The trial judge at the conclusion of the hearing rendered judgment revoking and setting aside the appointment of Mr. Matthews and designated George N. Jones as the administrator of decedent’s succession. We affirm.

C.C.P. Art. 3098 lists the priority of appointment of administrators as follows:

Art. 3098. Priority of appointment
When the appointment as administrator or dative testamentary executor is claimed by more than one qualified person, except as otherwise provided by law, preference in the appointment shall be given by the court in the following order to:
(1) The best qualified among the surviving spouse, competent heirs or legatees, or the legal representatives of any incompetent heirs or legatees of the deceased ;
(2) The best qualified of the nominees of the surviving spouse, of the competent heirs or legatees, or of the legal representatives of any incompetent heirs or legatees of the deceased; and
(3) The best qualified of the creditors of the deceased. “Best qualified,” as used in his article, means the claimant best qualified personally, and by training and experience, to administer the succession. As amended Acts 1964, No. 4, § 1.

Counsel for appellant argues very strongly that Mr. Jones is presently under indictment for the alleged murder of the decedent.

Appellee counters with the argument that he was indicted only and that the indictment standing alone is insufficient to disqualify him. In addition, he argues that as legal representative of decedent’s chil*702dren he is the logical person to serve as administrator of her succession. It is not disputed that the property belonging to the estate of decedent was her separate property and will be inherited in its entirety by the minors and one major heir. The major heir made no appearance in this or the tutorship proceeding.

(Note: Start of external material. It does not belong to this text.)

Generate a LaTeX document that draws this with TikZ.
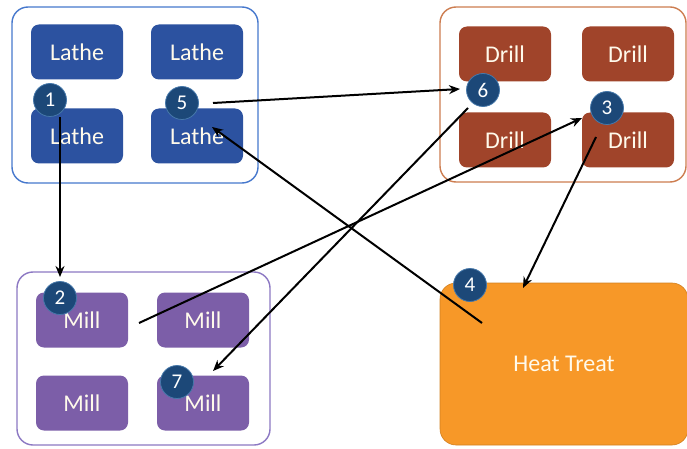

The two older minors were issue of a prior marriage of decedent but were adopted by Jones following his marriage to her. The two younger minors are issue of the union between Mr. Jones and decedent.

The trial judge in his oral reasons for judgment stated forthrightly that Mr. and Mrs. Matthews were sincere and capable persons and would make excellent custodians of the children, but that their interests must yield to the paramount interest of the father. While this statement must be viewed in the context of the tutorship controversy, it is also pertinent in the instant controversy. We say this because the record contains no evidence whatsoever, save the indictment, that Jones is an untrustworthy person or unfit for the appointment because of bad moral character. (C.C.P. Art. 3097(6), footnote 1 above). As a matter of fact, the record clearly preponderates to the effect that he was attentive to his children’s needs. Numerous persons, business associates and neighbors, testified as to his good character and the manner in which he cared for his children.

Appellant offered no probative evidence that would dispute the findings of the trial judge. He commented that he felt that if such evidence was available it would have been brought forward.

The circumstances surrounding the death of the decedent were not brought out during the course of the hearing. The only question asked Jones was whether he killed his wife and he responded by saying: “I don’t know if I did or not. They found her, she was dead, and they say I shot her.” Absent any other evidence that Mr. Jones is possessed of dangerous propensities or other traits that would tend to show that he was a person of bad character, we must concur in the view of the trial judge that he stands accused of a crime and is presumed innocent until proved guilty. Inasmuch as Mr. Jones was permitted out on bail following the indictment and pending trial, we can only assume that there must be some mitigating circumstances unrevealed by the record relative to the death of his wife, because the accused in such an offense is generally not permitted bail.

It is clear that at the time of Mr. Matthews’ original appointment he had not designated an agent for service of process and had not done so even prior to the time the rule was filed by Mr. Jones seeking his removal. Therefore, grounds did exist for his disqualification. C.C.P. Art. 3097(4). It was during the course of the hearing that Mr. Matthews designated a resident agent to represent him. The question then arises as to whether it was within the discretion of the trial judge to accept the offering, thus curing the defect in his appointment, or recall and vacate the appointment and designate Mr. Jones as the administrator.

We find that it was within the sound discretion of the trial judge to recall the original appointment and designate Mr. Jones as the administrator of his wife’s estate. Absent any showing that Mr. Jones was not otherwise disqualified, we think that he is the logical choice because he also serves as the legal representative of the minor heirs of the decedent. C.C.P. Art. 3098(1).

Accordingly, for the above reasons, the judgment of the trial court is affirmed at appellant’s costs.

Affirmed.

. Art. 3097. Disqualifications.

No person may be confirmed as testamentary executor, or appointed dative testamentary executor, provisional administrator, or administrator who is :

(1) Under eighteen years of age;

(2) Interdicted, or who, on contradictory hearing, is proved to be mentally incompetent;

(3) A convicted felon, under the laws of the United States or of any state or territory thereof;

(4) A nonresident of the state who has not appointed a resident agent for the service of process in all actions and proceedings with respect to the succession, and caused such appointment to be filed in the succession proceeding ;

(5) A corporation not authorized to perform the duties of the office in this state; or

(6) A person who, on contradictory hearing, is proved to be unfit for appointment because of bad moral character.

No person may be appointed dative testamentary executor, provisional administrator,- or administrator who is not the surviving spouse, heir, legatee, legal representative of an heir or legatee, or a creditor of the deceased, or the nominee of the surviving spouse, heir, legatee, or legal representative of an heir or legatee of the deceased.